Johnathan Blake Quartet
Johnathan Blake (drums), David Virelles (piano), Dayna Stephens tenor saxophone)
and Dezron Douglas (bass)
Sunday, December 3, 4 pm
Our leader this December, drummer Johnathan Blake, comes by his prodigious chops naturally – he is the son of renowned jazz violinist John Blake, Jr. In fact his professional debut came at the age of 6 playing a duet with his father on Mr. Rogers’ Neighborhood. The drums beckoned however, and eventually took over. He is the intellectual heir to a long line of brilliant Philadelphia drummers – Philly Joe Jones, and Mickey Roker among them. “The “Philadelphia drum sound” has been described as “the vertiginous sensation of being both slightly behind the beat and hurtling into the next measure.” (Aiden Levy, Jazz Times). Leaving aside the vexing question of what this description means, exactly, one can hear both relaxation and compelling, swinging intensity in Mr. Blake’s playing.
He is a graduate of the jazz program at William Paterson University and the Rutgers program specializing in composition. In 2006 he was awarded an ASCAP Young Jazz Composers Award. He us a regular member of Kenny Barron’s trio, and Joe Locke’s “Force of Four.” Both the Mingus Big Band and Maria Schneider’s Orchestra have benefited from Mr. Blake’s playing. My notes on Ms Schneider’s award-winning ensemble last Thanksgiving week at the Jazz Standard remark his effect on the band:
“The MSO is great tonight – JB is moving it!”
And the next nights, at other clubs, one “regular” after another spoke to me of Mr. Blake’s influence on that orchestra. There was remarkable unanimity, not to mention great enthusiasm. This November 24 and 25 he is at the Jazz Gallery as the recipient of their Fellowship Commission and will present “My Life Matters.” Worth a visit!
Finally, I have to add that Mr. Blake’s most frequent collaborators, people like Mark Turner, Robert Glasper, and Jaleel Shaw, are among the musicians I most admire. I am not quite sure what that means, but for me, anyway, it is a good sign!
“Your job is not to be just a timekeeper. It’s about giving that extra energy to the musicians. And they rely on that. So if you’re sluggish, the band is going to sound sluggish. If you’re powerful and you give them the energy, the band is going to be full of energy.”
Dayna Stephens was the #2 Risiing Star in the 2017 Downbeat poll. He graduated from the Berklee College of Music, and, later, from the Thelonious Monk Institute where he studied with Wayne Shorter, among others. His recovery from a rare kidney disease (though a kidney donation from his aunt) led to the possibility of playing all over the world, and to his most recent CD, Gratitude.

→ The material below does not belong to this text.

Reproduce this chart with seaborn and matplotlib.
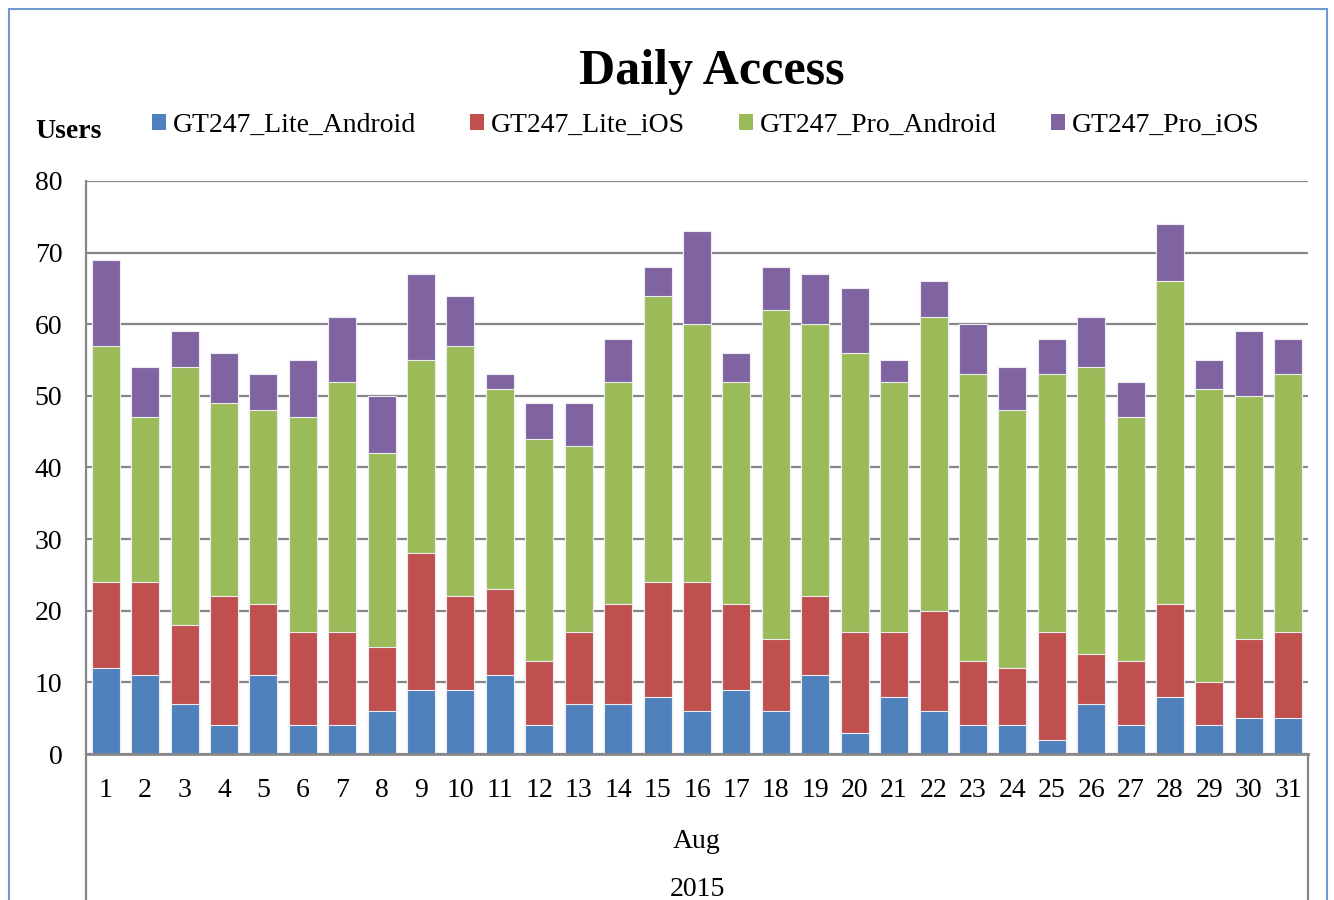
"""Daily Access stacked bar chart, Aug 2015."""
import matplotlib

matplotlib.use("Agg")
import matplotlib.pyplot as plt
import numpy as np
import seaborn as sns
from matplotlib.lines import Line2D
from matplotlib.patches import Patch, Rectangle

DAYS = [str(d) for d in range(1, 32)]
LITE_ANDROID = [12, 11, 7, 4, 11, 4, 4, 6, 9, 9, 11, 4, 7, 7, 8, 6,
                9, 6, 11, 3, 8, 6, 4, 4, 2, 7, 4, 8, 4, 5, 5]
LITE_IOS = [12, 13, 11, 18, 10, 13, 13, 9, 19, 13, 12, 9, 10, 14, 16, 18,
            12, 10, 11, 14, 9, 14, 9, 8, 15, 7, 9, 13, 6, 11, 12]
PRO_ANDROID = [33, 23, 36, 27, 27, 30, 35, 27, 27, 35, 28, 31, 26, 31, 40, 36,
               31, 46, 38, 39, 35, 41, 40, 36, 36, 40, 34, 45, 41, 34, 36]
PRO_IOS = [12, 7, 5, 7, 5, 8, 9, 8, 12, 7, 2, 5, 6, 6, 4, 13,
           4, 6, 7, 9, 3, 5, 7, 6, 5, 7, 5, 8, 4, 9, 5]
SERIES = ["GT247_Lite_Android", "GT247_Lite_iOS", "GT247_Pro_Android", "GT247_Pro_iOS"]
Y_TICKS = [0, 10, 20, 30, 40, 50, 60, 70, 80]

COLORS = ["#4F81BD", "#C0504D", "#9BBB59", "#8064A2"]
GRID = "#878787"
FONT = ["Liberation Serif", "DejaVu Serif"]
W, H = 1334, 900

sns.set_style("white")
plt.rcParams["font.family"] = FONT
plt.rcParams.update({"text.color": "black", "xtick.color": "black", "ytick.color": "black"})

fig = plt.figure(figsize=(W / 100, H / 100), dpi=100)
ax = fig.add_axes([86 / W, 1 - 754 / H, (1308 - 86) / W, (754 - 181) / H])

# seaborn has no stacking, so draw cumulative totals from the top series down
stack = np.cumsum(np.array([LITE_ANDROID, LITE_IOS, PRO_ANDROID, PRO_IOS]), axis=0)
for i in range(len(SERIES) - 1, -1, -1):
    sns.barplot(x=DAYS, y=stack[i], color=COLORS[i], saturation=1, width=0.71,
                edgecolor="#ececf2", linewidth=0.8, ax=ax)

ax.set_xlim(-0.5, len(DAYS) - 0.5)
ax.set_ylim(0, 80)
ax.set_yticks(Y_TICKS)
ax.set_axisbelow(True)
ax.yaxis.grid(True, color=GRID, lw=1.6)
for s in ("top", "right"):
    ax.spines[s].set_visible(False)
ax.spines["left"].set_color(GRID)
ax.spines["left"].set_linewidth(1.6)
ax.spines["bottom"].set_color(GRID)
ax.spines["bottom"].set_linewidth(2)
ax.tick_params(axis="y", length=0, pad=17, labelsize=20, labelcolor="black")
ax.tick_params(axis="x", length=0, pad=17, labelsize=20, labelcolor="black")
ax.set_xlabel("")
ax.set_ylabel("")

# multi-level category axis below the plot
for x in (86, 1308):
    fig.add_artist(Line2D([x / W, x / W], [1 - 754 / H, 0], color=GRID, lw=1.6))
fig.text(697 / W, 1 - 841 / H, "Aug", ha="center", va="center", fontsize=20)
fig.text(697 / W, 1 - 890 / H, "2015", ha="center", va="center", fontsize=20)

fig.text(712 / W, 1 - 72 / H, "Daily Access", ha="center", va="center",
         fontsize=36, fontweight="bold")
fig.text(35 / W, 1 - 131 / H, "Users", ha="left", va="center",
         fontsize=20, fontweight="bold")

handles = [Patch(facecolor=c, edgecolor="none") for c in COLORS]
fig.legend(handles, SERIES, loc="center", bbox_to_anchor=(706 / W, 1 - 125 / H),
           ncol=4, frameon=False, fontsize=20, handlelength=0.5, handleheight=0.5,
           handletextpad=0.25, columnspacing=1.95, borderaxespad=0)

# chart area border
fig.add_artist(Rectangle((9 / W, -0.02), (1327 - 9) / W, 1.02 - 9 / H,
                         fill=False, edgecolor="#7099d0", lw=1.5))

fig.savefig("out.png", dpi=100)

“This album [Gratitude], showcases some of today’s finest musicians at the height of their craft, anchored by Stephens’ humble magnetism. The musicians exude a patient, persistent quality in their collective exploration, with the melodies unfolding into searching improvisations throughout.”
Alex W. Rodriguez
“…there is a young Cuban pianist named David Virelles, whom I consider a genius.”
With an introduction like that, what more is there to say? The young Mr. Virelles has already made his mark. He is the first recipient of the Oscar Peterson Award, and his recent CDs are on “everyone’s” Best of the Year lists Mboko [ 2014], Antenna [ 2016, five stars from Downbeat].
Bassist Dezron Douglas is a protégé of the late, great alto saxophonist Jackie MacLean. While at Hartford’s Hartt School of Music he co-founded The New Jazz Workshop of Hartford. This young lion of the bass has worked with Cyrus Chestnut’s trio, and many other groups.
In summary, this next December 3 we present an outstanding quartet of today’s most exciting musicians – definitely worth a visit!